Lalu, apakah kita boleh membandingkan anak? Jawabannya bisa jadi boleh atau tidak boleh. Boleh, jika kita membandingkan perkembangan dan pencapaian anak dengan dirinya sendiri di waktu sebelumnya dan waktu setelahnya. Tidak boleh, jika kita membandingkan anak yang satu dengan yang lain sekalipun mereka bersaudara. Sepakat, ya?

Mengapa kita terkadang membandingkan anak? Bisa jadi, alasan yang pertama adalah karena ekspektasi atau harapan kita yang tinggi terhadap anak. Kita maunya anak kita serba yang terbaik, terdepan, terunggul dan berbagai ter- yang lainnya. Memang ini adalah sesuatu yang wajar menjadi keinginan setiap orang tua ketika menginginkan anaknya selalu menjadi yang terbaik. Namun ingat, bahwa setiap anak itu unik. Bahkan karena keunikannya, setiap anak memiliki jalan hidupnya masing-masing yang tidak bisa disamakan sekalipun mereka bersaudara. “Katakanlah : tiap-tiap orang itu beramal menurut pembawaannya (bakatnya) masing-masing, maka Tuhanmu lebih mengetahui orang yang lebih benar dan lebih tepat jalan yang ditempuhnya.” (QS Al Isra 84).

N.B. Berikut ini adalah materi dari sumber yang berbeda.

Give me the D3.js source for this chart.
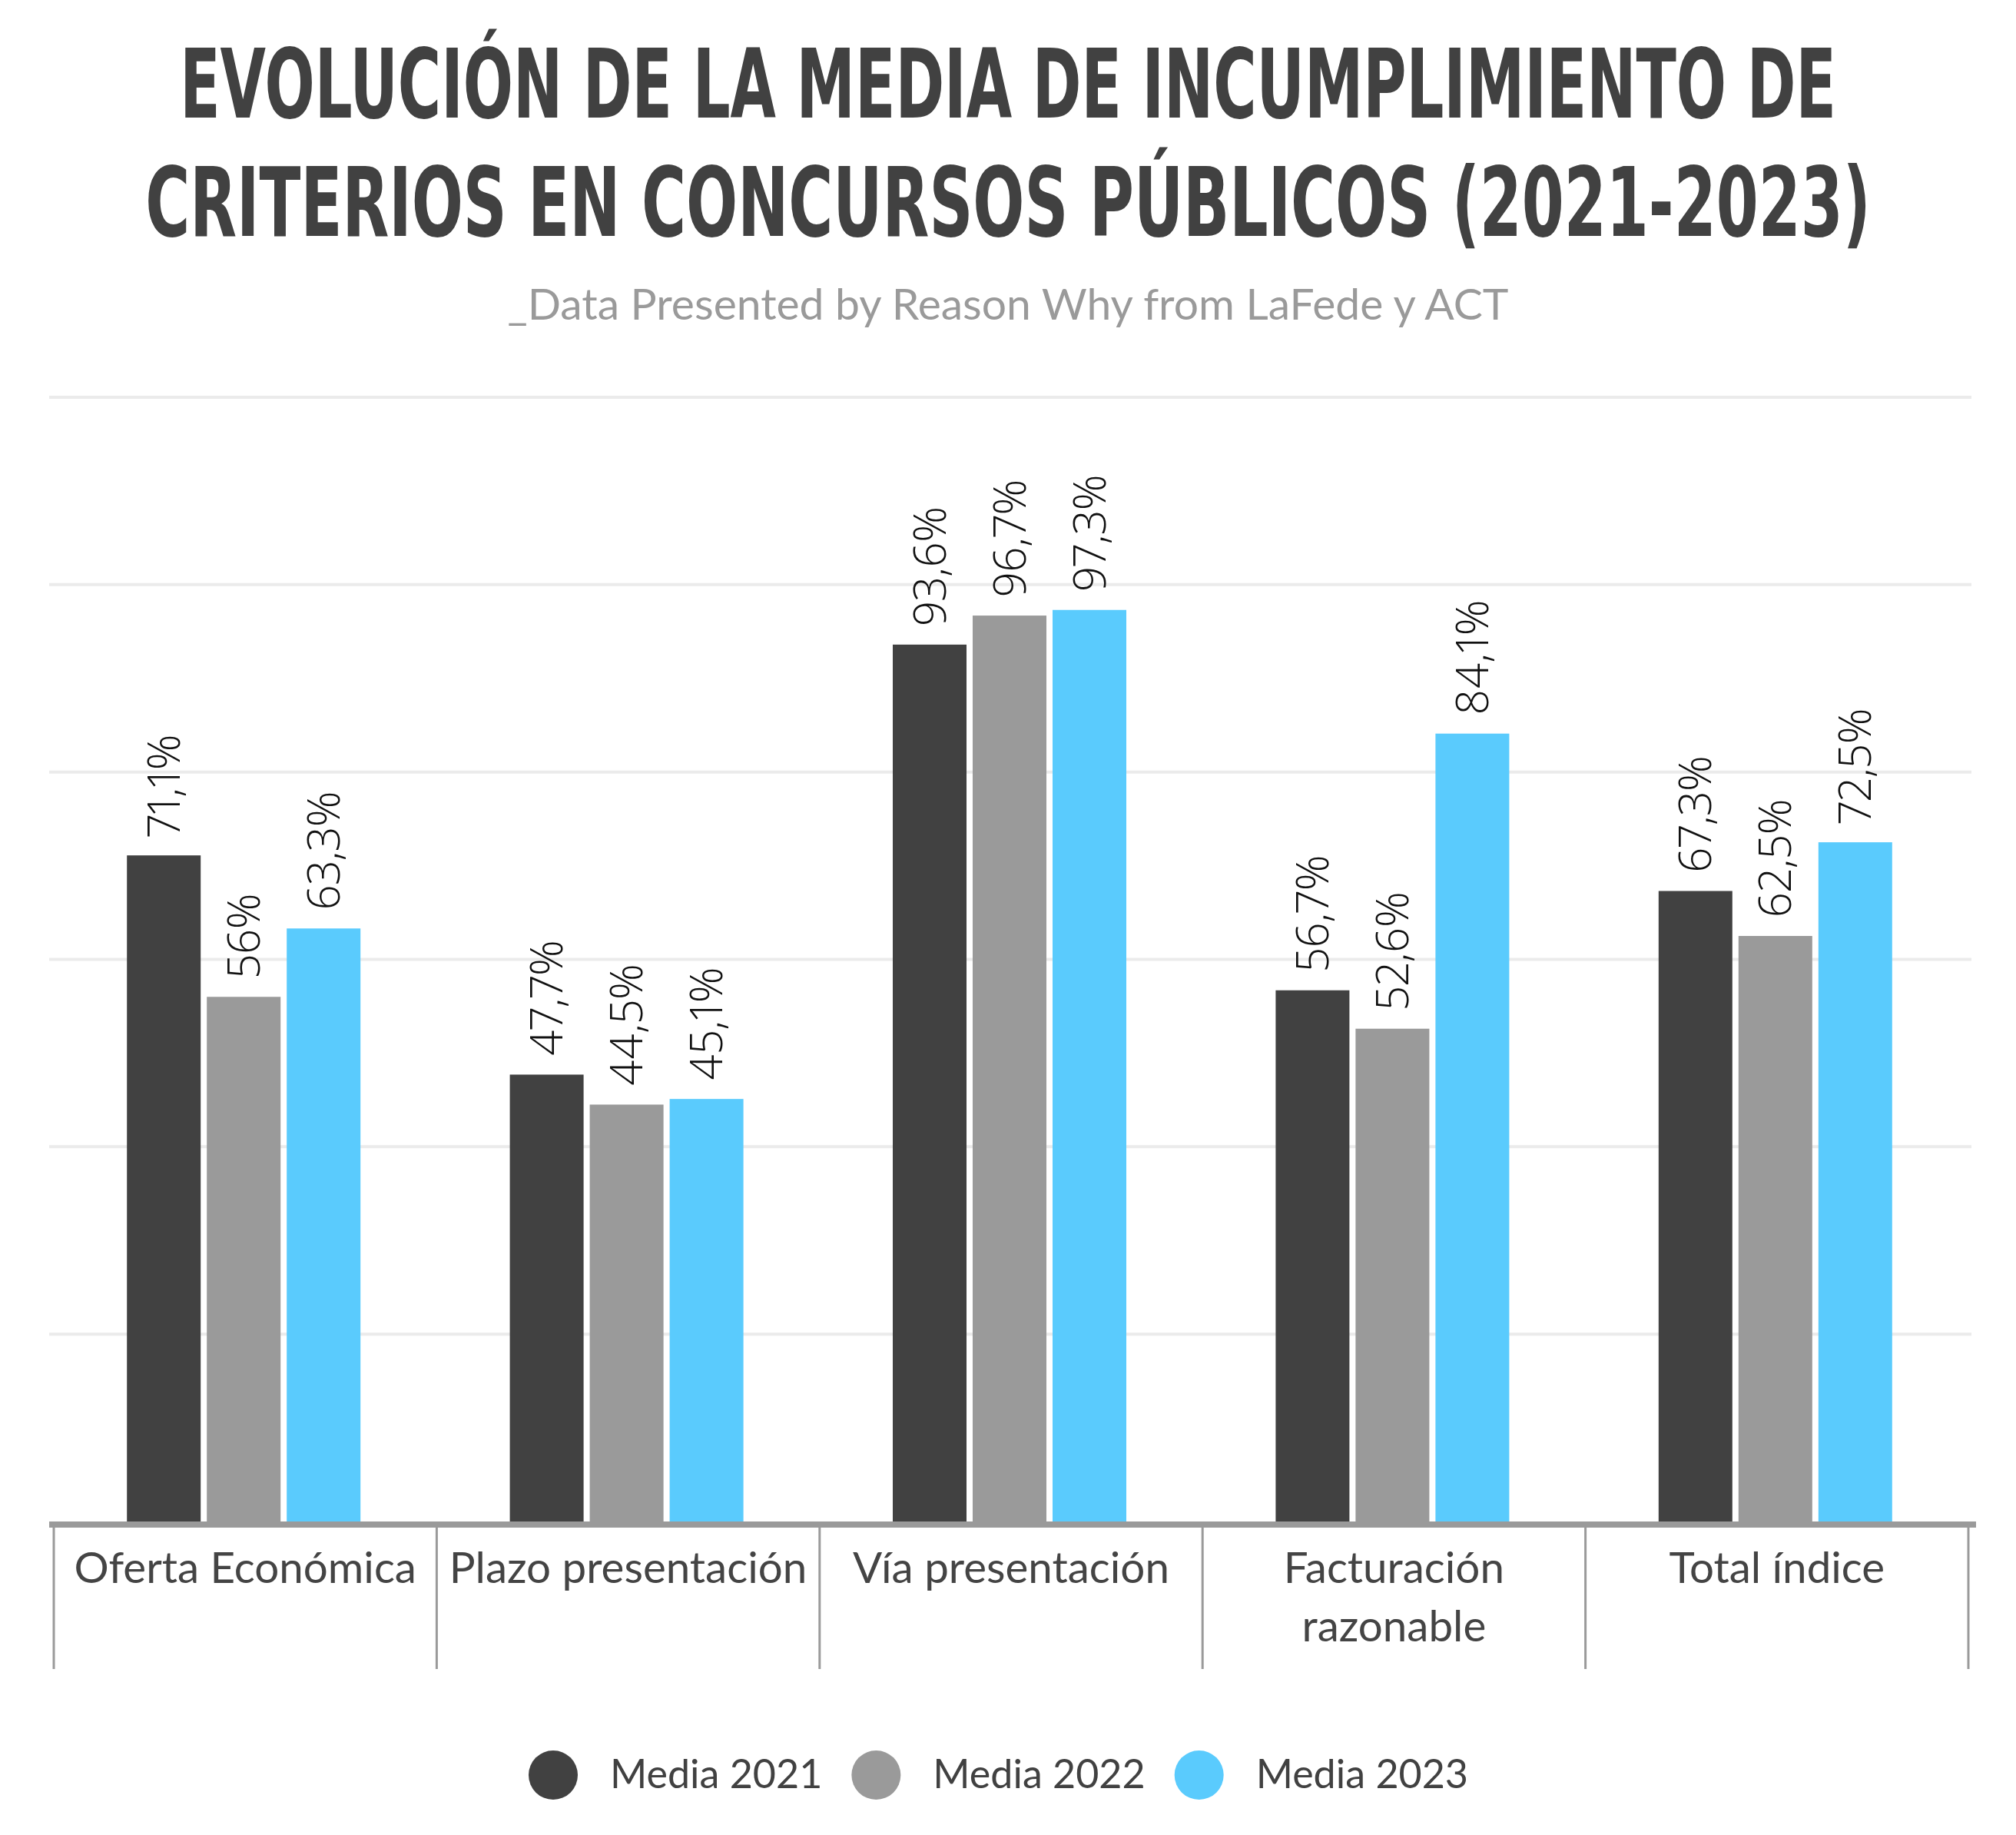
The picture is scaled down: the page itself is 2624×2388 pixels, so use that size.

Alasan kedua, mengapa kita terkadang membandingkan anak adalah karena kita kurang mendapat informasi terkait perkembangan alami anak. Ini mungkin termasuk yang paling sering terjadi. Para bunda galau ketika anaknya usia 1 tahun tapi belum bisa berjalan hanya karena melihat anak tetangga sudah bisa berjalan meskipun tertatih-tatih. Andaikan bunda tahu ilmunya (misal tentang tahap perkembangan anak dan kapan red flagnya) pasti bunda tidak akan galau lagi tapi justru menjadikan ini sebagai motivasi untuk senantiasa menstimulasi. Betul, kan?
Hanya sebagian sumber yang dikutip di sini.